Monday, March 19, 2012

Happy Birthday, Baby Girl!

Tomorrow, my baby is going to be another year older. I can hardly believe how quickly the time has passed, and how many changes have happened over the last 7 years.

I am one of two. Plus a third later in my life. Sisters that is. I always wanted an older brother. Paul was the oldest of four. Two boys, two girls. When we got married, that was our plan. After a while anyway.  We, of course, went through the "I don't want kids, do you want kids?!" phase. We were having fun. Neither of us had ever lived on our own until we got married. It was an awakening, to say the least. But, as you watch your friends, and sisters (his and mine) having kids, that changes. I can't say we were QUITE ready to become parents... but Zak came along anyway. Other than HATING the car/car seat/riding anywhere he was a good baby. I, on the other hand, had a bit of the blues going on, and couldn't quite appreciate what an easy fellow he was until Devin came along... And, in his own way, Dev was not really a difficult baby - just not the same as Zak. He didn't sleep. Not through the night until he was 3 months old. Yeah, I know - LOTS of babies don't sleep through the night until later than that... But, like I said, I didn't appreciate what a great baby Zak was - in his 6 weeks-sleeping-through-the-nights way until I didn't HAVE a baby who did that!

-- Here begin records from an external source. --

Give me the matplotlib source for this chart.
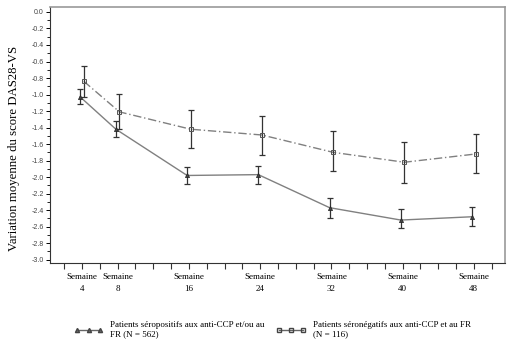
import matplotlib
matplotlib.use("Agg")
import matplotlib.pyplot as plt
from matplotlib.ticker import MultipleLocator, FixedLocator
from matplotlib.lines import Line2D

weeks = [4, 8, 16, 24, 32, 40, 48]
tick_weeks = list(range(2, 51, 2))
week_labels = ["Semaine\n4", "Semaine\n8", "Semaine\n16", "Semaine\n24",
               "Semaine\n32", "Semaine\n40", "Semaine\n48"]

# Seropositive group (anti-CCP and/or RF), N = 562
pos_mean = [-1.03, -1.42, -1.98, -1.97, -2.37, -2.52, -2.48]
pos_low = [-1.12, -1.51, -2.08, -2.08, -2.50, -2.62, -2.59]
pos_high = [-0.93, -1.32, -1.88, -1.86, -2.25, -2.39, -2.36]

# Seronegative group, N = 116
neg_mean = [-0.84, -1.21, -1.42, -1.49, -1.70, -1.82, -1.72]
neg_low = [-1.03, -1.42, -1.65, -1.73, -1.93, -2.07, -1.95]
neg_high = [-0.66, -0.99, -1.19, -1.26, -1.44, -1.58, -1.48]

pos_label = "Patients séropositifs aux anti-CCP et/ou au\nFR (N = 562)"
neg_label = "Patients séronégatifs aux anti-CCP et au FR\n(N = 116)"

serif = ["Liberation Serif", "DejaVu Serif"]
sans = ["Liberation Sans", "DejaVu Sans"]

fig = plt.figure(figsize=(5.15, 3.44), dpi=100)
ax = fig.add_axes([50 / 515, 1 - 263 / 344, 455 / 515, 256 / 344])

shift = 0.2
xp = [w - shift for w in weeks]
xn = [w + shift for w in weeks]

line_grey = "#808080"
bar_col = "#333333"

# seronegative (dash-dot)
ax.plot(xn, neg_mean, color=line_grey, lw=1.0, ls=(0, (6, 2, 1, 2)), zorder=2)
ax.errorbar(xn, neg_mean,
            yerr=[[m - l for m, l in zip(neg_mean, neg_low)],
                  [h - m for m, h in zip(neg_mean, neg_high)]],
            fmt="none", ecolor=bar_col, elinewidth=0.9, capsize=2.2,
            capthick=0.9, zorder=3)
ax.plot(xn, neg_mean, ls="none", marker="s", ms=3.2, mfc="none",
        mec="#555555", mew=0.7, zorder=4)

# seropositive (solid)
ax.plot(xp, pos_mean, color=line_grey, lw=1.0, zorder=2)
ax.errorbar(xp, pos_mean,
            yerr=[[m - l for m, l in zip(pos_mean, pos_low)],
                  [h - m for m, h in zip(pos_mean, pos_high)]],
            fmt="none", ecolor=bar_col, elinewidth=0.9, capsize=2.2,
            capthick=0.9, zorder=3)
ax.plot(xp, pos_mean, ls="none", marker="^", ms=3.0, mfc="#444444",
        mec="#222222", mew=0.5, zorder=4)

ax.set_xlim(0.4, 51.5)
ax.set_ylim(-3.04, 0.06)

ax.xaxis.set_major_locator(FixedLocator(tick_weeks))
lab_map = dict(zip(weeks, week_labels))
ax.set_xticklabels([lab_map.get(w, "") for w in tick_weeks],
                   family=serif, fontsize=6.5, linespacing=1.6)
ax.tick_params(axis="x", direction="out", length=4, width=0.8,
               color="#333333", pad=3.5)

ax.set_yticks([round(-0.2 * i, 1) for i in range(16)])
ax.yaxis.set_minor_locator(MultipleLocator(0.1))
ax.set_yticklabels([f"{-0.2 * i:.1f}" if i else "0.0" for i in range(16)],
                   family=sans, fontsize=5, color="#444444")
ax.tick_params(axis="y", which="major", direction="out", length=3,
               width=0.7, pad=1.5)
ax.tick_params(axis="y", which="minor", direction="out", length=2, width=0.6)

for side in ["top", "right"]:
    ax.spines[side].set_color("#999999")
    ax.spines[side].set_linewidth(1.2)
for side in ["left", "bottom"]:
    ax.spines[side].set_color("#333333")
    ax.spines[side].set_linewidth(0.8)

fig.text(14 / 515, 1 - 148 / 344, "Variation moyenne du score DAS28-VS",
         rotation=90, ha="center", va="center", family=serif, fontsize=9.2)

h_pos = Line2D([], [], color="#666666", lw=1.0, marker="^", ms=3,
               mfc="#666666", mec="#444444")
h_neg = Line2D([], [], color="#666666", lw=1.0, marker="s", ms=3,
               mfc="none", mec="#444444")
fig.legend([h_pos, h_neg], [pos_label, neg_label], ncol=2, frameon=False,
           loc="upper left", bbox_to_anchor=(66 / 515, 1 - 313 / 344),
           numpoints=3, handlelength=3.2, handletextpad=0.8,
           columnspacing=1.3, prop={"family": serif, "size": 6.5})

fig.savefig("out.png", dpi=100)
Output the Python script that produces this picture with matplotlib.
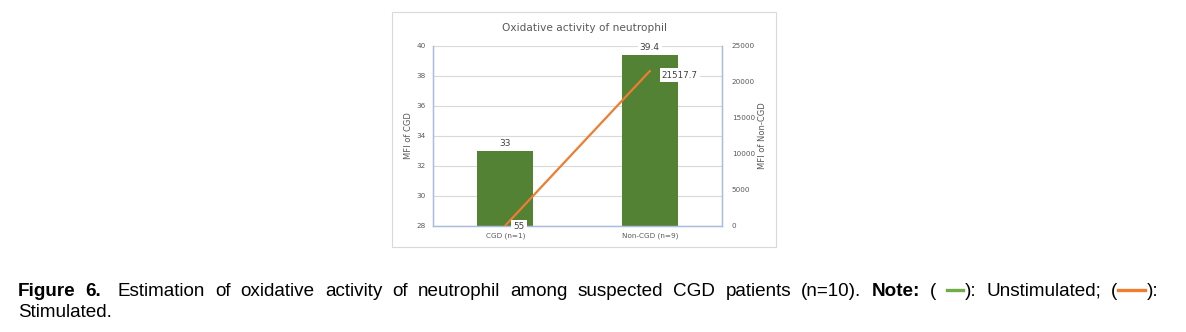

Then, there is Olivia. The first girl. For Paul and I, and for my parents - my sister had 3 boys, and I had 2 before she arrived. SPOILED... not even the word for it! I swear, I had so many clothes for her that she could have worn 2 outfits a day for the first year, and never had to wear anything twice!! Oh, but she was fun:) And, a good mix of both boys' personalities and sleep patterns... she was a good baby who didn't like to sleep either! By that time though, I felt like I had my feet under me and could run with it. And, for a time that was true. I had my kids that I could give all my attention to - since Paul and I were barely hanging on by that point....

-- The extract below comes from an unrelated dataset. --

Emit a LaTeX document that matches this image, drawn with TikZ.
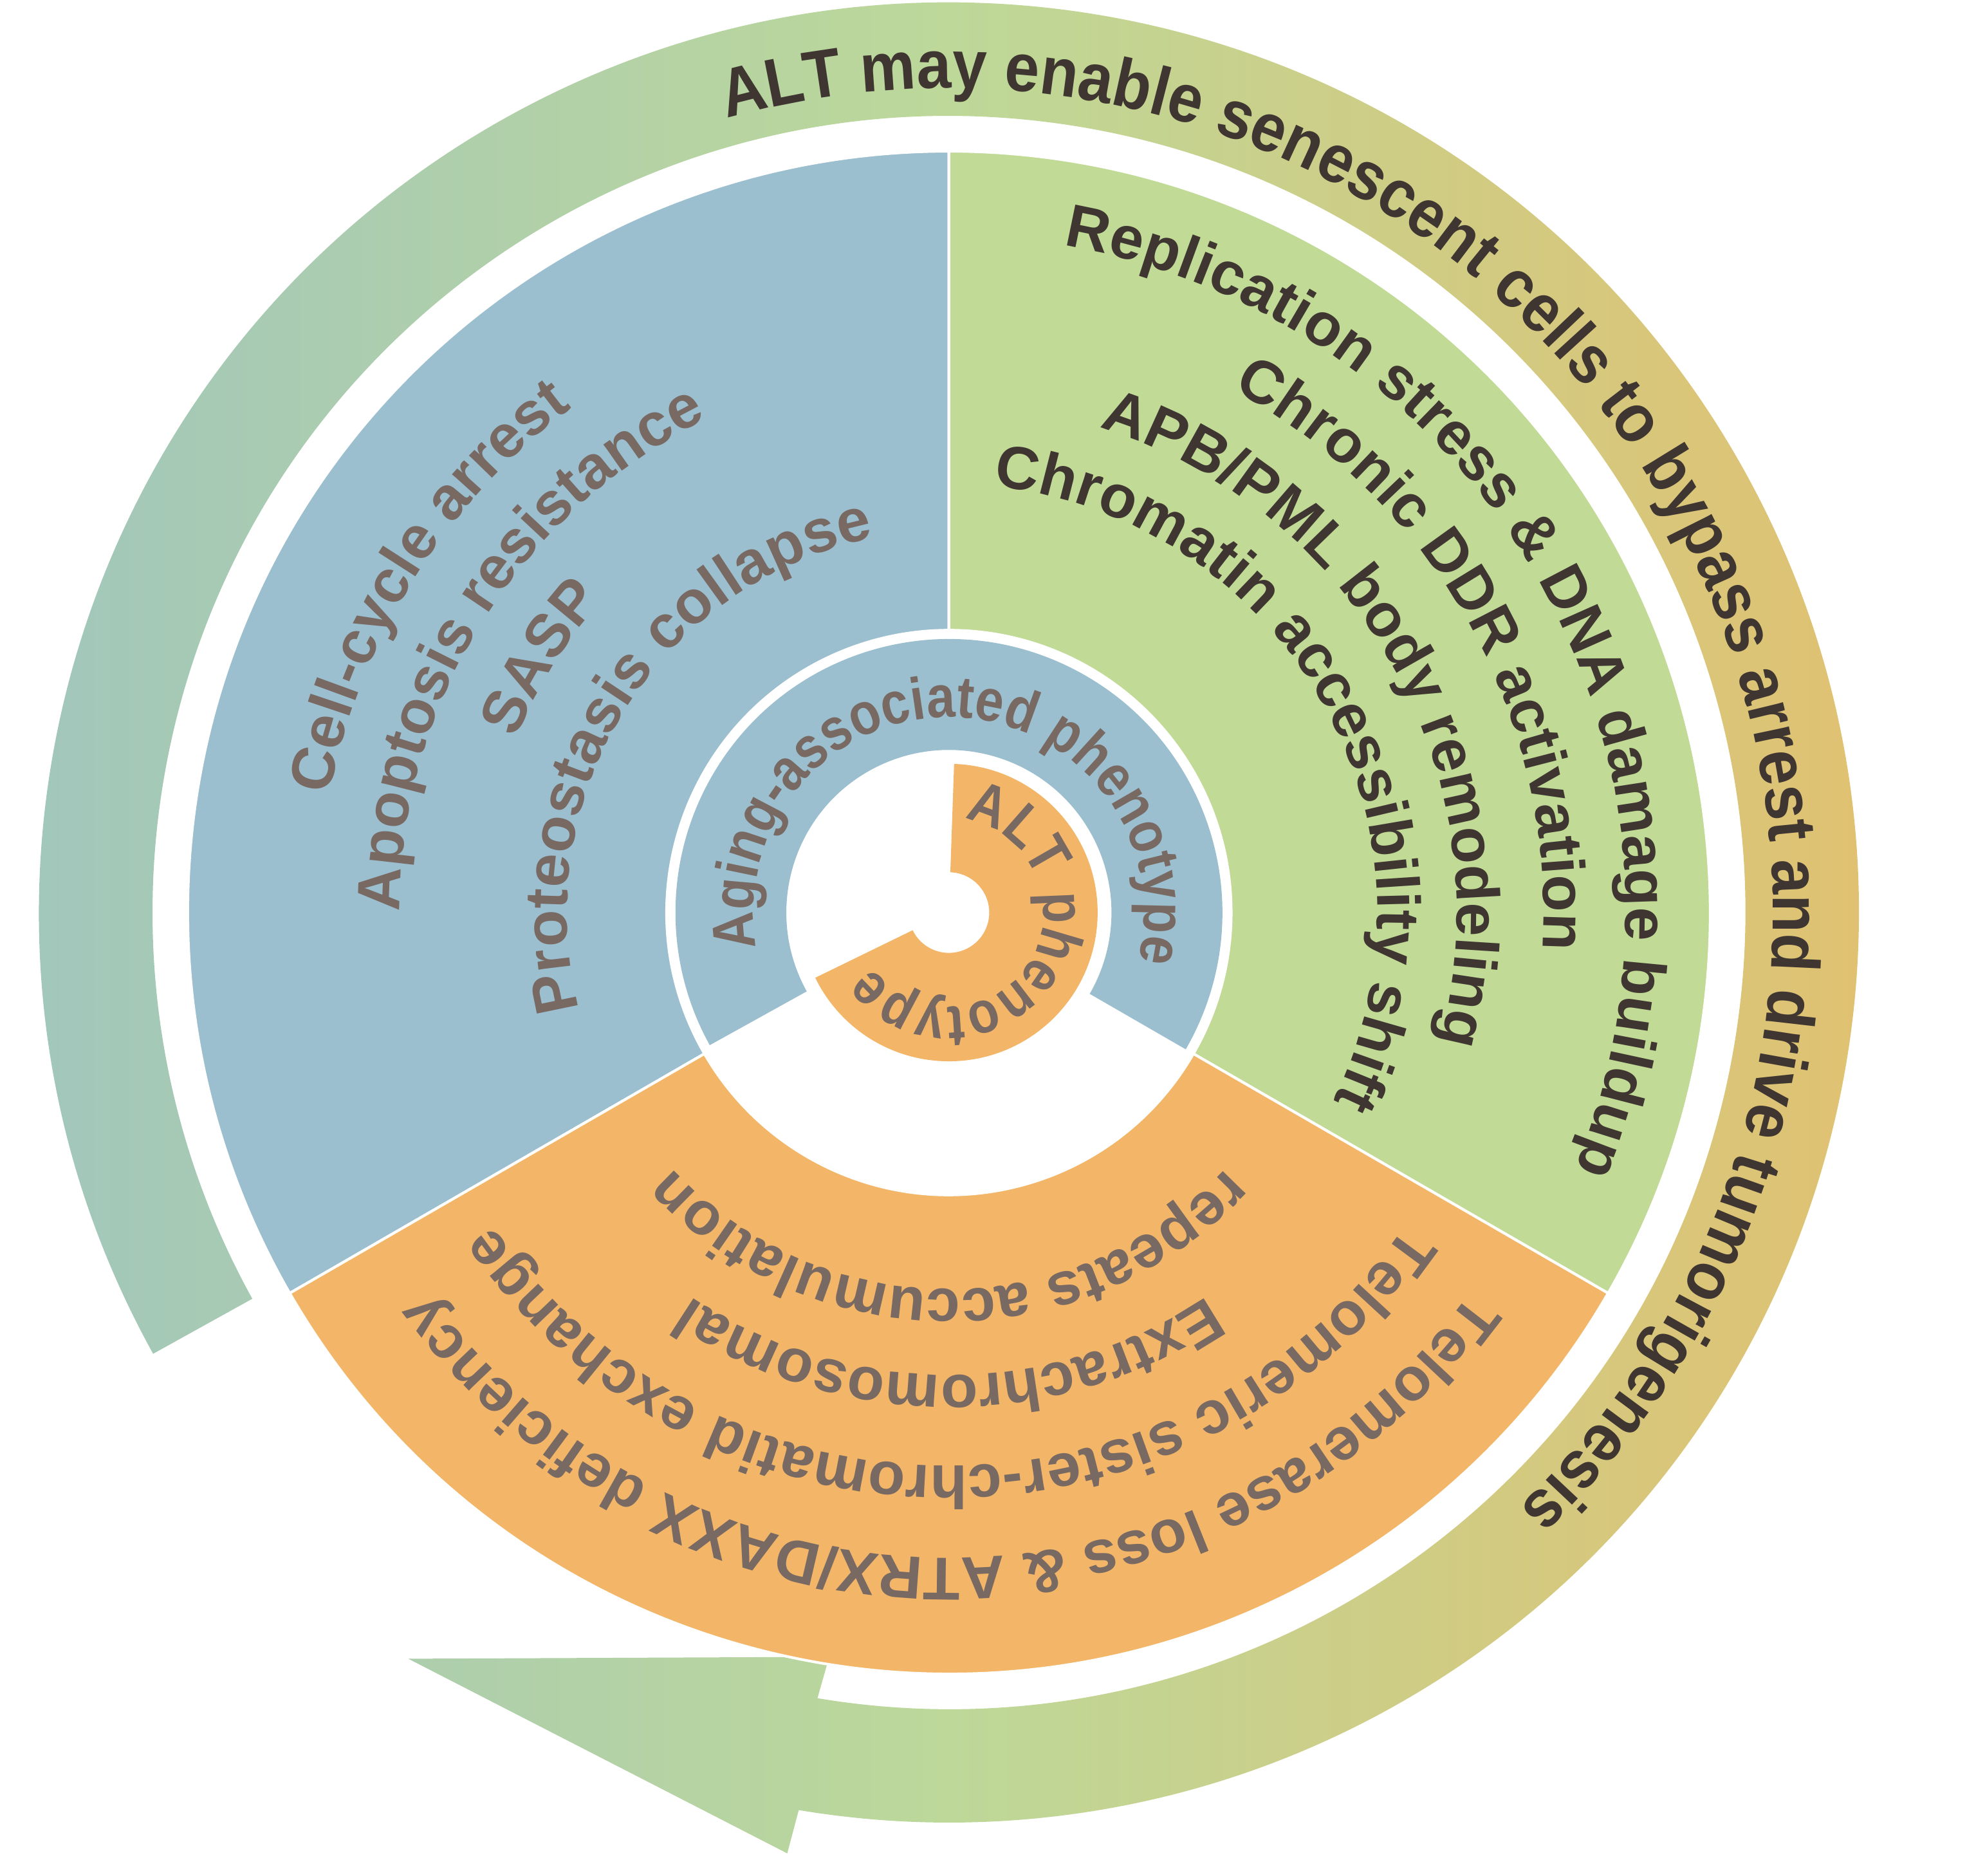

And, I couldn't do it. I left. I took the kids, found a new place to call mine, started working again, and left. I still haven't quite analyzed myself from that time yet. I don't know if I really want to dig down there... I know why I left. I know where I was putting the blame. I also know that I was responsible for some of the issues/problems in our marriage. I do accept my part in it all. And, for a year, Paul and I became friends again. I lived through my own parents' divorce. They both did what they needed to do to live happy, fulfilled lives. But we (Lisa and I) kind of got stuck in it. I didn't want my kids to feel pulled in different directions like I did. I didn't want them to feel like they couldn't tell me what fun they had with Paul, or how much they loved him. And vice versa. So, we talked. And we laughed. And we remembered. Why we fell in love in the first place. And it wasn't perfect - and wasn't going to be. But that was ok. We needed each other, we needed our kids, we needed to be a family. After that year, we decided we needed to try again - the right way. We started going to church again, and found a place where we belonged.

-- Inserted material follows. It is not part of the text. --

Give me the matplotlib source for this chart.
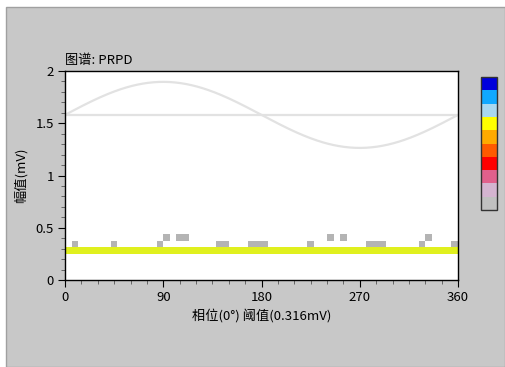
import numpy as np
import matplotlib
matplotlib.use("Agg")
import matplotlib.pyplot as plt
from matplotlib.colors import ListedColormap, BoundaryNorm
from matplotlib.patches import Rectangle
import matplotlib.colorbar as mcolorbar

plt.rcParams['font.family'] = ['Noto Sans CJK SC', 'DejaVu Sans']

# ---- data ----
title = "图谱: PRPD"
xlabel = "相位(0°) 阈值(0.316mV)"
ylabel = "幅值(mV)"
x_ticks = [0, 90, 180, 270, 360]
y_ticks = [0, 0.5, 1, 1.5, 2]
n_phase_bins = 60          # 6 degrees per bin
amp_bin = 0.0625           # mV per amplitude bin
n_amp_bins = 32
threshold = 0.316
sine_offset = 1.58

# level of the full-width band (amplitude bin 4)
band_row = 4
band_level = 7
# low-count (grey) cells: amplitude bin -> phase bins
row5_bins = [1, 7, 14, 23, 24, 28, 29, 30, 37, 46, 47, 48, 54, 59]
row6_bins = [15, 17, 18, 40, 42, 55]
gray_level = 1

# colorbar level colours (bottom -> top)
level_colors = ['#c0c0c0', '#d4b4d0', '#e0608c', '#ff0000', '#ff5a00',
                '#ffaa00', '#ffff00', '#a8d8f0', '#10a8ff', '#0000dc']

# ---- build count grid ----
grid = np.zeros((n_amp_bins, n_phase_bins))
grid[band_row, :] = band_level
for b in row5_bins:
    grid[5, b] = gray_level
for b in row6_bins:
    grid[6, b] = gray_level
grid = np.ma.masked_equal(grid, 0)

chart_colors = ['#b4b4b4', '#d4b4d0', '#e0608c', '#ff0000', '#ff5a00',
                '#ffaa00', '#e0f01e', '#a8d8f0', '#10a8ff', '#0000dc']
cmap_chart = ListedColormap(chart_colors)
norm = BoundaryNorm(np.arange(0.5, 11.5, 1), cmap_chart.N)

phase_edges = np.linspace(0, 360, n_phase_bins + 1)
amp_edges = np.arange(n_amp_bins + 1) * amp_bin

# ---- figure ----
W, H = 505, 367
fig = plt.figure(figsize=(W / 100, H / 100), dpi=100)
fig.patch.set_facecolor('white')
fig.patches.append(Rectangle((6 / W, 0), 1 - 6 / W, (H - 7) / H,
                             transform=fig.transFigure, facecolor='#c8c8c8',
                             edgecolor='#a0a0a0', linewidth=1.0, zorder=-10))

ax = fig.add_axes([65 / W, (H - 280) / H, (458 - 65) / W, (280 - 71) / H])
ax.set_facecolor('white')

ax.pcolormesh(phase_edges, amp_edges, grid, cmap=cmap_chart, norm=norm,
              shading='flat', zorder=2)

ph = np.arange(0, 361, 1)
ax.plot(ph, sine_offset + threshold * np.sin(np.deg2rad(ph)),
        color='#e2e2e2', lw=1.6, zorder=1)
ax.axhline(sine_offset, color='#e2e2e2', lw=1.6, zorder=1)

ax.set_xlim(0, 360)
ax.set_ylim(0, 2)
ax.set_xticks(x_ticks)
ax.set_xticklabels([str(t) for t in x_ticks])
ax.set_yticks(y_ticks)
ax.set_yticklabels(['0', '0.5', '1', '1.5', '2'])
ax.set_xticks(np.arange(0, 361, 15), minor=True)
ax.set_yticks(np.arange(0, 2.01, 0.1), minor=True)
ax.tick_params(which='major', direction='out', length=5, width=0.8,
               labelsize=9.5, colors='black', pad=3)
ax.tick_params(which='minor', direction='out', length=3, width=0.6,
               colors='#555555')
for s in ax.spines.values():
    s.set_color('black')
    s.set_linewidth(1.0)

ax.set_xlabel(xlabel, fontsize=9.5, labelpad=3)
ax.set_ylabel(ylabel, fontsize=9.5, labelpad=6)
ax.set_title(title, fontsize=9.5, loc='left', pad=5, x=0.0)

# ---- colorbar ----
cax = fig.add_axes([481 / W, (H - 210) / H, 15.5 / W, 133 / H])
cmap_bar = ListedColormap(level_colors)
cb = mcolorbar.ColorbarBase(cax, cmap=cmap_bar,
                            norm=BoundaryNorm(np.arange(0.5, 11.5, 1), 10),
                            orientation='vertical')
cb.set_ticks([])
cb.ax.minorticks_off()
cb.ax.tick_params(which='both', length=0, labelright=False, labelleft=False)
cb.outline.set_edgecolor('#333333')
cb.outline.set_linewidth(1.0)

fig.savefig('out.png', dpi=100)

About that time we figured, Olivia was going to start school soon, I was working full time, we had found land to move our house to... Probably ought to think about some hmmm, permanent birth control... Even though we had always talked about 4 kids, 3 seemed like a good number. God had other plans. We found out I was pregnant for Elaina right after scheduling a doctor appointment... NOT what we thought we would be doing again! We were older, we finally had everyone out of diapers - 7 years of diapers is a long time! But the pregnancy was fun. Uneventful. Until 5 weeks before she was due. My water broke, we went into the hospital, and my blood pressure was really high, and couldn't be controlled. We ended up having an emergency C-section. Scary stuff. I needed to be put out because the block wouldn't numb me up fast enough. I couldn't see her right away because I couldn't walk when I did wake up. And she was little. Only 3lbs, 6oz. Scary stuff.  Funny thing - those days are almost a blur now. I remember the fear, the anxiety of those days, but the last 7 years have gone by so quickly. Too quickly.

She's not little anymore. She's my giggly, crazy girlie. She loves dressing up, and make-up. She likes to be tickled, and cuddled. And, finally - she likes to sleep in! AFTER NOT SLEEPING THROUGH THE NIGHT UNTIL SHE WAS A YEAR!! Yes, I became very grateful for those babes who slept after 3 months... She - was not one of them!! But, oh how my life would be empty with out her! I cannot imagine our family with out her in it! She might be the "pesty little sister who won't leave them alone", but they all take care of her. Its fun to watch my big, teenage boys play dolls with her, or play in the sandbox. And she and Liv are getting to be friends. I KNOW they will treasure each other as they grow up.

First day of school, 2011 (1st grade)
So HAPPY BIRTHDAY Baby Girl! No matter how much you grow up, you'll always be my baby! Love you, Lainie-girl!